Dafür tauchen andere Totgeglaubte im Stadtbild auf. Neben Umnutzungen sind Rekonstruktionen ein großes Thema im Städtebau. Der Berliner Schlossplatz ist das prominenteste Beispiel. Der Schloss-Neubau soll historischen Vorlagen folgen, ohne dass eine konkret vorhandene Bausubstanz das legitimieren würde. Entsprechend sind die Rekonstruktionswünsche von willkürlichen Geschmacksvorstellungen geleitet und im Gegensatz zur Umnutzung a-historisch. Die Baugeschichte der Vorlage berücksichtigen sie nicht. Eine Praxis, für die Wolfgang Pehnt wenig Begeisterung aufbringt. Er plädiert stattdessen für einen längeren Atem im Umgang mit obsoleten Bauten: „Im Umgang mit alter Bausubstanz müsste man sich eine größere Geduld antrainieren. Weil wir nicht nur umgenutztes, sondern auch ungenutztes Bauwerk brauchen, sollten wir die Größe haben, etwas liegen zu lassen. Wir müssen eine Kultur des Umgangs mit der Ruine entwickeln.“ Konkret heißt das: Ruinen sichern oder provisorische Zwischennutzungen zulassen. Das, was mit dem Palast der Republik nicht geschehen ist. Ob das ein Fehler war, wird die Zukunft zeigen.

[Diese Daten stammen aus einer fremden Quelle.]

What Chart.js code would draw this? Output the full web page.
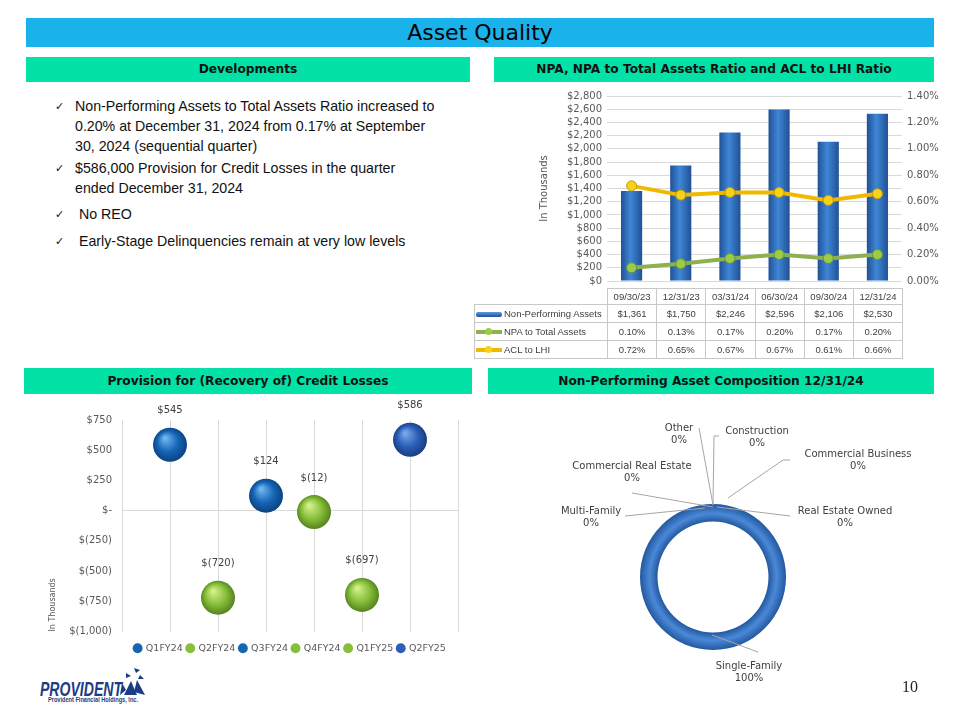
<!DOCTYPE html>
<html>
<head>
<meta charset="utf-8">
<script src="https://cdn.jsdelivr.net/npm/chart.js@4.4.1/dist/chart.umd.min.js"></script>
<style>
  body { margin: 0; width: 960px; height: 720px; background: #fff; position: relative; overflow: hidden; font-family: 'DejaVu Sans', sans-serif; }
  .abs { position: absolute; }
  .titlebar { left: 26px; top: 18px; width: 908px; height: 29px; background: #19b2ea; text-align: center; font-size: 22px; line-height: 30px; color: #000; }
  .hdr { position: absolute; background: #02e2a6; text-align: center; font-weight: bold; font-size: 12.2px; color: #111; }
  ul.dev { position: absolute; left: 52px; top: 96px; width: 420px; margin: 0; padding: 0; list-style: none; font-family: 'Liberation Sans', Arial, sans-serif; font-size: 14.2px; color: #111; }
  ul.dev li { position: relative; padding-left: 23px; line-height: 20px; white-space: nowrap; }
  ul.dev li:before { content: '\2713'; position: absolute; left: 3px; top: 0; font-size: 11px; }
  table.npa { position: absolute; left: 474px; top: 288px; border-collapse: collapse; table-layout: fixed; width: 428px; font-family: 'Liberation Sans', Arial, sans-serif; font-size: 9.5px; color: #404040; }
  table.npa td { border: 1px solid #c8c8c8; height: 17px; padding: 0; text-align: center; overflow: hidden; }
  table.npa td.first { text-align: left; padding-left: 1px; white-space: nowrap; }
  table.npa tr.head td { height: 15px; }
  table.npa tr.head td.first { border: none; }
  .key { display: inline-block; vertical-align: middle; margin-right: 2px; position: relative; width: 26px; height: 5px; }
</style>
</head>
<body>
<div class="abs titlebar">Asset Quality</div>

<div class="hdr" style="left:26px;top:57px;width:444px;height:25px;line-height:25px;">Developments</div>
<div class="hdr" style="left:494px;top:57px;width:440px;height:25px;line-height:25px;">NPA, NPA to Total Assets Ratio and ACL to LHI Ratio</div>
<div class="hdr" style="left:24px;top:368px;width:448px;height:26px;line-height:26px;">Provision for (Recovery of) Credit Losses</div>
<div class="hdr" style="left:488px;top:368px;width:446px;height:26px;line-height:26px;">Non-Performing Asset Composition 12/31/24</div>

<ul class="dev">
  <li style="margin-bottom:2px;">Non-Performing Assets to Total Assets Ratio increased to<br>0.20% at December 31, 2024 from 0.17% at September<br>30, 2024 (sequential quarter)</li>
  <li style="margin-bottom:6px;">$586,000 Provision for Credit Losses in the quarter<br>ended December 31, 2024</li>
  <li style="margin-bottom:7px;">&nbsp;No REO</li>
  <li>&nbsp;Early-Stage Delinquencies remain at very low levels</li>
</ul>

<div class="abs" style="left:534px;top:85px;width:411px;height:207px;"><canvas id="npaChart"></canvas></div>
<table class="npa" id="npaTable"></table>

<div class="abs" style="left:20px;top:400px;width:455px;height:263px;"><canvas id="provChart"></canvas></div>

<div class="abs" style="left:488px;top:400px;width:446px;height:300px;"><canvas id="compChart"></canvas></div>

<div class="abs" style="left:38px;top:666px;width:120px;height:40px;">
  <svg width="120" height="40">
    <text x="2" y="30" textLength="82" lengthAdjust="spacingAndGlyphs" font-family="Liberation Sans, Arial" font-weight="bold" font-style="italic" font-size="20" fill="#1c3c85">PROVIDENT</text>
    <polygon points="96,2 102,4 98,7" fill="#1c3c85"/>
    <polygon points="88,7 93,10 88,12" fill="#1c3c85"/>
    <polygon points="102,9 106,13 100,13" fill="#1c3c85"/>
    <polygon points="93,15 99,29 86,29" fill="#1c3c85"/>
    <polygon points="99,14 107,29 96,26" fill="#1c3c85"/>
    <polygon points="84,17 88,24 82,29" fill="#1c3c85"/>
    <text x="10" y="36" textLength="90" lengthAdjust="spacingAndGlyphs" font-family="Liberation Sans, Arial" font-weight="bold" font-size="6.3" fill="#1c3c85">Provident Financial Holdings, Inc.</text>
  </svg>
</div>
<div class="abs" style="left:902px;top:678px;font-family:'Liberation Serif',serif;font-size:16px;color:#222;">10</div>

<script>
// NPA chart data
var quarterEnds = ['09/30/23', '12/31/23', '03/31/24', '06/30/24', '09/30/24', '12/31/24'];
var npaAmounts = [1361, 1750, 2246, 2596, 2106, 2530];
var npaToAssets = [0.10, 0.13, 0.17, 0.20, 0.17, 0.20];
var aclToLhi = [0.72, 0.65, 0.67, 0.67, 0.61, 0.66];
var npaTicks = [0, 200, 400, 600, 800, 1000, 1200, 1400, 1600, 1800, 2000, 2200, 2400, 2600, 2800];
var ratioTicks = [0, 0.2, 0.4, 0.6, 0.8, 1.0, 1.2, 1.4];

// provision chart data
var provQuarters = ['Q1FY24', 'Q2FY24', 'Q3FY24', 'Q4FY24', 'Q1FY25', 'Q2FY25'];
var provValues = [545, -720, 124, -12, -697, 586];
var provTicks = [750, 500, 250, 0, -250, -500, -750, -1000];

// composition data
var compLabels = ['Single-Family', 'Multi-Family', 'Commercial Real Estate', 'Other', 'Construction', 'Commercial Business', 'Real Estate Owned'];
var compValues = [100, 0, 0, 0, 0, 0, 0];

var tickFont = { family: 'DejaVu Sans', size: 10 };
var grey = '#595959';

function money(v) {
  return '$' + Math.abs(v).toLocaleString('en-US');
}

// ---------- NPA chart ----------
function barFill(ctx) {
  var chart = ctx.chart;
  if (!chart.chartArea || ctx.type !== 'data') return '#2f6fbf';
  var x = chart.scales.x.getPixelForValue(ctx.dataIndex);
  var g = chart.ctx.createLinearGradient(x - 11, 0, x + 11, 0);
  g.addColorStop(0, '#1f4f94');
  g.addColorStop(0.45, '#3f86d6');
  g.addColorStop(1, '#1f4f94');
  return g;
}

new Chart(document.getElementById('npaChart').getContext('2d'), {
  type: 'bar',
  data: {
    labels: quarterEnds,
    datasets: [
      {
        type: 'line', label: 'ACL to LHI', data: aclToLhi, yAxisID: 'y1',
        borderColor: '#f1b800', borderWidth: 4, backgroundColor: '#f7d21a',
        pointRadius: 5, pointBorderColor: '#c99b00', pointBorderWidth: 1, tension: 0, order: 1
      },
      {
        type: 'line', label: 'NPA to Total Assets', data: npaToAssets, yAxisID: 'y1',
        borderColor: '#8eb04e', borderWidth: 4, backgroundColor: '#9ccb4a',
        pointRadius: 5, pointBorderColor: '#6e9432', pointBorderWidth: 1, tension: 0, order: 2
      },
      {
        label: 'Non-Performing Assets', data: npaAmounts, yAxisID: 'y',
        backgroundColor: barFill, barPercentage: 0.43, categoryPercentage: 1, order: 3
      }
    ]
  },
  options: {
    responsive: true,
    maintainAspectRatio: false,
    animation: false,
    layout: { padding: { top: 8, bottom: 5 } },
    plugins: { legend: { display: false }, tooltip: { enabled: false } },
    scales: {
      x: { display: false, offset: true },
      y: {
        position: 'left', min: 0, max: 2800,
        afterBuildTicks: function (s) { s.ticks = npaTicks.map(function (v) { return { value: v }; }); },
        afterFit: function (s) { s.width = 73; },
        ticks: { font: tickFont, color: grey, padding: 5, autoSkip: false, callback: function (v) { return money(v); } },
        grid: { color: '#d9d9d9', drawTicks: false },
        border: { display: false },
        title: { display: true, text: 'In Thousands', font: tickFont, color: grey, padding: { top: 4, bottom: 0 } }
      },
      y1: {
        position: 'right', min: 0, max: 1.4,
        afterBuildTicks: function (s) { s.ticks = ratioTicks.map(function (v) { return { value: v }; }); },
        afterFit: function (s) { s.width = 43; },
        ticks: { font: tickFont, color: grey, padding: 5, autoSkip: false, callback: function (v) { return v.toFixed(2) + '%'; } },
        grid: { display: false, drawTicks: false },
        border: { display: false }
      }
    }
  }
});

// data table under the NPA chart, built from the same arrays
(function () {
  var t = document.getElementById('npaTable');
  var html = '<colgroup><col style="width:133px">';
  quarterEnds.forEach(function () { html += '<col style="width:49.2px">'; });
  html += '</colgroup><tr class="head"><td class="first"></td>';
  quarterEnds.forEach(function (q) { html += '<td>' + q + '</td>'; });
  html += '</tr>';
  var rows = [
    { name: 'Non-Performing Assets', vals: npaAmounts.map(money), key: '<span class="key" style="height:5px;background:linear-gradient(#5c9be0,#1f4f94);border-radius:2px;"></span>' },
    { name: 'NPA to Total Assets', vals: npaToAssets.map(function (v) { return v.toFixed(2) + '%'; }), key: '<span class="key" style="height:4px;background:#8eb04e;"><span style="position:absolute;left:9px;top:-2px;width:7px;height:7px;border-radius:50%;background:#9ccb4a;"></span></span>' },
    { name: 'ACL to LHI', vals: aclToLhi.map(function (v) { return v.toFixed(2) + '%'; }), key: '<span class="key" style="height:4px;background:#f1b800;"><span style="position:absolute;left:9px;top:-2px;width:7px;height:7px;border-radius:50%;background:#f7d21a;"></span></span>' }
  ];
  rows.forEach(function (r) {
    html += '<tr><td class="first">' + r.key + r.name + '</td>';
    r.vals.forEach(function (v) { html += '<td>' + v + '</td>'; });
    html += '</tr>';
  });
  t.innerHTML = html;
})();

// ---------- provision bubble chart ----------
var blueBall = ['#6fb6f0', '#1565b5', '#0b3f7a'];
var greenBall = ['#d4f08a', '#86bf3a', '#4f7d1c'];
var lastBall = ['#7aa6ea', '#2b5fb8', '#17397a'];
var ballSets = [blueBall, greenBall, blueBall, greenBall, greenBall, lastBall];

function ballFill(cols) {
  return function (ctx) {
    var chart = ctx.chart;
    if (!chart.chartArea || ctx.type !== 'data') return cols[1];
    var x = chart.scales.x.getPixelForValue(ctx.raw.x);
    var y = chart.scales.y.getPixelForValue(ctx.raw.y);
    var g = chart.ctx.createRadialGradient(x - 5, y - 7, 1, x, y, 18);
    g.addColorStop(0, cols[0]);
    g.addColorStop(0.55, cols[1]);
    g.addColorStop(1, cols[2]);
    return g;
  };
}

var valueLabels = {
  id: 'valueLabels',
  afterDatasetsDraw: function (chart) {
    var c = chart.ctx;
    c.save();
    c.font = '10px DejaVu Sans';
    c.fillStyle = '#404040';
    c.textAlign = 'center';
    c.textBaseline = 'middle';
    chart.data.datasets.forEach(function (ds, i) {
      var pt = chart.getDatasetMeta(i).data[0];
      var v = ds.data[0].y;
      var txt = v < 0 ? '$(' + Math.abs(v).toLocaleString('en-US') + ')' : money(v);
      c.fillText(txt, pt.x, pt.y - 34);
    });
    c.restore();
  }
};

new Chart(document.getElementById('provChart').getContext('2d'), {
  type: 'bubble',
  data: {
    datasets: provQuarters.map(function (q, i) {
      return {
        label: q,
        data: [{ x: i + 1, y: provValues[i], r: 17 }],
        backgroundColor: ballFill(ballSets[i]),
        borderWidth: 0
      };
    })
  },
  options: {
    responsive: true,
    maintainAspectRatio: false,
    animation: false,
    layout: { padding: { top: 20, right: 9 } },
    plugins: {
      tooltip: { enabled: false },
      legend: {
        position: 'bottom',
        fullSize: false,
        labels: {
          font: { family: 'DejaVu Sans', size: 9.5 }, color: grey, boxWidth: 7, boxHeight: 7, usePointStyle: true, padding: 4,
          generateLabels: function (chart) {
            return chart.data.datasets.map(function (ds, i) {
              return { text: ds.label, fillStyle: ballSets[i][1], strokeStyle: ballSets[i][1], lineWidth: 0, pointStyle: 'circle', datasetIndex: i, hidden: false, fontColor: grey };
            });
          }
        }
      }
    },
    scales: {
      x: {
        min: 0, max: 7,
        afterFit: function (s) { s.height = 8; },
        ticks: { display: false, stepSize: 1 },
        grid: { color: '#d9d9d9', drawTicks: false },
        border: { display: false }
      },
      y: {
        min: -1000, max: 750,
        afterBuildTicks: function (s) { s.ticks = provTicks.map(function (v) { return { value: v }; }); },
        afterFit: function (s) { s.width = 102; },
        ticks: {
          font: tickFont, color: grey, padding: 10, autoSkip: false,
          callback: function (v) {
            if (v === 0) return '$-';
            return v < 0 ? '$(' + Math.abs(v).toLocaleString('en-US') + ')' : money(v);
          }
        },
        grid: { color: function (c) { return c.tick && c.tick.value === 0 ? '#d9d9d9' : 'rgba(0,0,0,0)'; }, drawTicks: false },
        border: { display: false },
        title: { display: true, text: 'In Thousands', align: 'start', font: { family: 'DejaVu Sans', size: 8 }, color: grey, padding: { top: 28, bottom: 0 } }
      }
    }
  },
  plugins: [valueLabels]
});

// ---------- composition doughnut ----------
// label placement relative to the ring centre
var compPlaces = [
  { tx: 36, ty: 89, line: [[-1, 58], [45, 75]] },
  { tx: -122, ty: -66, line: [[-88, -61], [-8, -69]] },
  { tx: -81, ty: -111, line: [[-81, -84], [0, -70]] },
  { tx: -34, ty: -149, line: [[-14, -149], [0, -72]] },
  { tx: 44, ty: -146, line: [[6, -141], [1, -141], [0, -72]] },
  { tx: 145, ty: -123, line: [[77, -117], [70, -117], [15, -79]] },
  { tx: 132, ty: -66, line: [[77, -61], [4, -70]] }
];

var ringLabels = {
  id: 'ringLabels',
  afterDatasetsDraw: function (chart) {
    var arc = chart.getDatasetMeta(0).data[0];
    var cx = arc.x, cy = arc.y;
    var total = compValues.reduce(function (a, b) { return a + b; }, 0);
    var c = chart.ctx;
    c.save();
    c.strokeStyle = '#a6a6a6';
    c.lineWidth = 1;
    compPlaces.forEach(function (p) {
      c.beginPath();
      p.line.forEach(function (pt, k) {
        if (k === 0) c.moveTo(cx + pt[0], cy + pt[1]); else c.lineTo(cx + pt[0], cy + pt[1]);
      });
      c.stroke();
    });
    c.font = '10px DejaVu Sans';
    c.fillStyle = '#404040';
    c.textAlign = 'center';
    c.textBaseline = 'middle';
    compPlaces.forEach(function (p, i) {
      c.fillText(compLabels[i], cx + p.tx, cy + p.ty);
      c.fillText(Math.round(compValues[i] / total * 100) + '%', cx + p.tx, cy + p.ty + 12);
    });
    c.restore();
  }
};

function ringFill(ctx) {
  var chart = ctx.chart;
  if (!chart.chartArea) return '#3a78c8';
  var a = chart.chartArea;
  var cx = (a.left + a.right) / 2, cy = (a.top + a.bottom) / 2;
  var outer = Math.min(a.right - a.left, a.bottom - a.top) / 2;
  var g = chart.ctx.createRadialGradient(cx, cy, outer * 0.76, cx, cy, outer);
  g.addColorStop(0, '#23589e');
  g.addColorStop(0.45, '#4a89d8');
  g.addColorStop(1, '#23589e');
  return g;
}

new Chart(document.getElementById('compChart').getContext('2d'), {
  type: 'doughnut',
  data: {
    labels: compLabels,
    datasets: [{ data: compValues, backgroundColor: ringFill, borderWidth: 0 }]
  },
  options: {
    responsive: true,
    maintainAspectRatio: false,
    animation: false,
    cutout: '76%',
    layout: { padding: { left: 152, right: 148, top: 104, bottom: 50 } },
    plugins: { legend: { display: false }, tooltip: { enabled: false } }
  },
  plugins: [ringLabels]
});
</script>
</body>
</html>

SoHo jedenfalls lebt sehr gut von seiner alten Bausubstanz - den engen Straßenschluchten, den Feuerleitern, den Backsteinfassaden aus dem ausgehenden 19. Jahrhundert. Als das Viertel in den siebziger Jahren schick wurde, stiegen die Mietpreise. Galerien eröffneten und eine Zweigstelle des Guggenheim-Museum zog Besucher an. Heute prägen elegante Modeadressen von Prada bis Donna Karan das Straßenbild. Dazwischen leben kaum noch Künstler. Auch David Mancuso ist weggezogen, in die Lower East Side am anderen Ende Manhattans. Parties veranstaltet er immer noch.